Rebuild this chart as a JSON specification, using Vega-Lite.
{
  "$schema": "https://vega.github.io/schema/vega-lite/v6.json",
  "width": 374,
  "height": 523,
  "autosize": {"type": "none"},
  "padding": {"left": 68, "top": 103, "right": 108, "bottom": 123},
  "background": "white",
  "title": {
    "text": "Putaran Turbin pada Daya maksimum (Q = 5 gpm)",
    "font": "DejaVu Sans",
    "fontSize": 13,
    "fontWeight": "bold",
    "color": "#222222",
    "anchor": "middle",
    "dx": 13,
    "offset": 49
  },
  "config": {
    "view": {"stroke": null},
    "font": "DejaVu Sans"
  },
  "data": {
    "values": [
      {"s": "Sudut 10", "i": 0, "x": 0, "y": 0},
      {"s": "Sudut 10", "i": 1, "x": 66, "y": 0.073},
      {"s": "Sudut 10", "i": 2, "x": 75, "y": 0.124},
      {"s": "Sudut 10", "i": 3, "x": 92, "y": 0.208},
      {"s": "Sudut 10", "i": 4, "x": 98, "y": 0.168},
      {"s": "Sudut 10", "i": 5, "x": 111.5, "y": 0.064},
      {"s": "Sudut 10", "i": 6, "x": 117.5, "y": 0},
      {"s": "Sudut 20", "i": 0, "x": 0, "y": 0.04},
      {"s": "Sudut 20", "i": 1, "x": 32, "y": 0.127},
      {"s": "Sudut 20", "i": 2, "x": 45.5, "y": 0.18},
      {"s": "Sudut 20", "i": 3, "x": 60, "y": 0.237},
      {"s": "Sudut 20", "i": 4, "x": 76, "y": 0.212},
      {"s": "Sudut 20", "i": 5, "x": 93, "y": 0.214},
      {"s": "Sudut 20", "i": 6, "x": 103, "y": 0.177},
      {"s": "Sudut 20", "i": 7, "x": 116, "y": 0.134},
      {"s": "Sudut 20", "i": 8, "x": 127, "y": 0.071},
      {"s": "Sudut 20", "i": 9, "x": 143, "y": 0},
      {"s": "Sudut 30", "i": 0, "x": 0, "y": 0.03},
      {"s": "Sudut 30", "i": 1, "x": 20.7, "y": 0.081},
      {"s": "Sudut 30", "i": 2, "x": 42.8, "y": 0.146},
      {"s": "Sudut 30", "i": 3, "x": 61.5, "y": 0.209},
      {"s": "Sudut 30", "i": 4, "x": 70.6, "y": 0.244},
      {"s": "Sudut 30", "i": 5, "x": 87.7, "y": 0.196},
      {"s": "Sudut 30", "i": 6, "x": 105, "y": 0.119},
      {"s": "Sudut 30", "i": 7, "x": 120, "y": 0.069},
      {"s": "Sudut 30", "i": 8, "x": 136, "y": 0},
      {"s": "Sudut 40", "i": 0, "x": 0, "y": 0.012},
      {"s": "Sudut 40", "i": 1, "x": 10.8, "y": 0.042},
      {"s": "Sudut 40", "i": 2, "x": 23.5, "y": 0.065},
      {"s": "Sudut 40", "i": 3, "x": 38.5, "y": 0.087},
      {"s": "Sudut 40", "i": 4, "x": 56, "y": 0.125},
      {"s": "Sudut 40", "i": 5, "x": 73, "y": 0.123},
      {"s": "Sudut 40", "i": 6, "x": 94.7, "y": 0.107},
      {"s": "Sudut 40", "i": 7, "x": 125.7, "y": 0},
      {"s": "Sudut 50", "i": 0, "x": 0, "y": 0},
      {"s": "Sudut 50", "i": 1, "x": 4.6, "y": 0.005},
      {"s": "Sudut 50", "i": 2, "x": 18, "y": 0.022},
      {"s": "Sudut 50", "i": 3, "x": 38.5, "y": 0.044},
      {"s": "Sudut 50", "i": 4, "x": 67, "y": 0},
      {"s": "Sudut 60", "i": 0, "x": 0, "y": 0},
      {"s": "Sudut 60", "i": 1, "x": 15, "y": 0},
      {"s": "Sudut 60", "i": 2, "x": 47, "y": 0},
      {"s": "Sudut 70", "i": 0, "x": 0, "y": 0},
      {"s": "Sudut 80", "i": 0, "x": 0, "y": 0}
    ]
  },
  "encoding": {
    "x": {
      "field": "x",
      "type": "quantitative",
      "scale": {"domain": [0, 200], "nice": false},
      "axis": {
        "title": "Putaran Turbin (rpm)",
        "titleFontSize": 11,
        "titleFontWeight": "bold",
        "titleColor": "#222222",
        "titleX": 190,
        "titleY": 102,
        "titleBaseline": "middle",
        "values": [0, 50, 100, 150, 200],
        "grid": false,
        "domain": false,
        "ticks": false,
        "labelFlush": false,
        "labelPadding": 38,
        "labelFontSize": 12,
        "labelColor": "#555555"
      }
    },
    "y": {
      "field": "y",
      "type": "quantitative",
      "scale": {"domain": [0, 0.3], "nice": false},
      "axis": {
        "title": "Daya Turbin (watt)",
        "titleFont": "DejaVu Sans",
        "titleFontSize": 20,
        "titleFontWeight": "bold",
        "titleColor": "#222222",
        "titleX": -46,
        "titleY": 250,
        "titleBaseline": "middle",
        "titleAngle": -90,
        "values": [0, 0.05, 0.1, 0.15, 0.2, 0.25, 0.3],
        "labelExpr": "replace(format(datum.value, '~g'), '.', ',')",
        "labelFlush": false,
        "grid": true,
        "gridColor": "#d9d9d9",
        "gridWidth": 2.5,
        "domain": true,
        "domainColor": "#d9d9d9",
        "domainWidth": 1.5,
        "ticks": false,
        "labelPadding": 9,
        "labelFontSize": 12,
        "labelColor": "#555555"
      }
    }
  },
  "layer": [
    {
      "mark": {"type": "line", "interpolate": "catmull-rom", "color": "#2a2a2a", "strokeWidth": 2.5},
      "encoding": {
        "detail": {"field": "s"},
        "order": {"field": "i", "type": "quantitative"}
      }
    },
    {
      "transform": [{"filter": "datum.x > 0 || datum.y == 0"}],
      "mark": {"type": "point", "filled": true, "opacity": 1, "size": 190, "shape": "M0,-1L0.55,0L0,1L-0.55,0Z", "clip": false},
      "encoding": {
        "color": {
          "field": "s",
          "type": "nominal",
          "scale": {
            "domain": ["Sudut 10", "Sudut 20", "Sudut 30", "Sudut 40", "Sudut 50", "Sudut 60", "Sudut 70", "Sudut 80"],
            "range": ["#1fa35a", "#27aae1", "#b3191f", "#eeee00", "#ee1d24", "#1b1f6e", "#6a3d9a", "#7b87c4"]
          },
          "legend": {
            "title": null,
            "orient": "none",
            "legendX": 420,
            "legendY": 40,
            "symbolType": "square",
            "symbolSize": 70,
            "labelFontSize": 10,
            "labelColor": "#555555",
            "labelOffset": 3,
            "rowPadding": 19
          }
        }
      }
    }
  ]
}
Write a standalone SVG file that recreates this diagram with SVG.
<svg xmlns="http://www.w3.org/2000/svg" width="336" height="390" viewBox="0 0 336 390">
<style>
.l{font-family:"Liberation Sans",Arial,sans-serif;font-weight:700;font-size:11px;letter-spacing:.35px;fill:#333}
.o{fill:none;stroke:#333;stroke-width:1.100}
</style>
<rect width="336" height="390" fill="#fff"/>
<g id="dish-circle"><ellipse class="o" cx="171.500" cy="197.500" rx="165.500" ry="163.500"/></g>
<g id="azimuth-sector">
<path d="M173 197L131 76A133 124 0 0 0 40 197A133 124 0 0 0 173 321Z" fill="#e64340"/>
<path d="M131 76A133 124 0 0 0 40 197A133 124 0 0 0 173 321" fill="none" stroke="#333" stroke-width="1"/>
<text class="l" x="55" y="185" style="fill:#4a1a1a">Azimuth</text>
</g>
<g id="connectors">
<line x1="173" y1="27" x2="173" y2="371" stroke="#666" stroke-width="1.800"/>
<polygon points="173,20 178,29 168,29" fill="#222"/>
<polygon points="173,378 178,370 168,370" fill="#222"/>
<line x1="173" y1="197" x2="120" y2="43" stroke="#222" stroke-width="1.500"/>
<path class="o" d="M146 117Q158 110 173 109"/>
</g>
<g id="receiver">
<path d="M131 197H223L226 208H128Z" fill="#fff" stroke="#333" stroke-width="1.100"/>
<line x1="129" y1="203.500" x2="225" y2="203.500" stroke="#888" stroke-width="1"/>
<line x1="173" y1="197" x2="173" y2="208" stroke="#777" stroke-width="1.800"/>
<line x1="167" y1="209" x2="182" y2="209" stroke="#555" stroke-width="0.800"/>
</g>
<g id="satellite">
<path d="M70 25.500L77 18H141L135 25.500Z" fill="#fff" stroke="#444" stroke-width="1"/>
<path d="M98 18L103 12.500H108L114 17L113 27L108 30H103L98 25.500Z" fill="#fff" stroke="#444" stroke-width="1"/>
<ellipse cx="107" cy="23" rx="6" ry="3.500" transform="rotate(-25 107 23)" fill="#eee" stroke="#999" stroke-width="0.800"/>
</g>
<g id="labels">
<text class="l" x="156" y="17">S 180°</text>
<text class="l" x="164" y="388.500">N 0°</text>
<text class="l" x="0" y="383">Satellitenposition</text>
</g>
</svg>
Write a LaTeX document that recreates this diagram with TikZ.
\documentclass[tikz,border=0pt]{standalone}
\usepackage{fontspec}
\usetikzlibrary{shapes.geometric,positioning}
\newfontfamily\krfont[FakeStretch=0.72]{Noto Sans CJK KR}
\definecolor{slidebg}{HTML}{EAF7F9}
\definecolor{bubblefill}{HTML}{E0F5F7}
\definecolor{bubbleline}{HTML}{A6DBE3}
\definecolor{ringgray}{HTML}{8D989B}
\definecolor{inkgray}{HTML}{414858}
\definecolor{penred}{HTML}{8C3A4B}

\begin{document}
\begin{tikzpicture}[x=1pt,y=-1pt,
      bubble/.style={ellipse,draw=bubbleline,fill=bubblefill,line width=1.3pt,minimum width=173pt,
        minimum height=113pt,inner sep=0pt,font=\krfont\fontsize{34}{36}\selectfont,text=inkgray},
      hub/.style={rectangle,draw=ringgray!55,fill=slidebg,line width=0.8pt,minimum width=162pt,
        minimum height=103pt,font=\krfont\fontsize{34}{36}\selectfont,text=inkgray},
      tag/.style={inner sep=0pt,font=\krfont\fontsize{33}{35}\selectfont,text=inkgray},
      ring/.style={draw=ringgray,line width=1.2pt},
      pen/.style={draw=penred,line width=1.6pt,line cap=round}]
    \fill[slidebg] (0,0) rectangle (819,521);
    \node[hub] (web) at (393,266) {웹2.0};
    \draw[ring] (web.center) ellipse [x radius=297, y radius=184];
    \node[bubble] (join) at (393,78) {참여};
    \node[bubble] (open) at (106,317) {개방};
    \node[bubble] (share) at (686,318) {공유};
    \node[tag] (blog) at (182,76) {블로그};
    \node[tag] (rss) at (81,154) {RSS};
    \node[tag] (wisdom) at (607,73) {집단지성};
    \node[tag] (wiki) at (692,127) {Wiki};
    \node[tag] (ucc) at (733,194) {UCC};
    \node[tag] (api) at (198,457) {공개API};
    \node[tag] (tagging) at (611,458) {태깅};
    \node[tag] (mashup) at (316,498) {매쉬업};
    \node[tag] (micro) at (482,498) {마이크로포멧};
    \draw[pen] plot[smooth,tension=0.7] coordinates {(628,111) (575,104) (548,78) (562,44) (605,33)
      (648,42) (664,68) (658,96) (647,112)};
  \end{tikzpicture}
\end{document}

::::::

◆ Given task ◆
Scan the listing above and copy all lines containing the word "Write".

◆ Right answer ◆
Write a standalone SVG file that recreates this diagram with SVG.
Write a LaTeX document that recreates this diagram with TikZ.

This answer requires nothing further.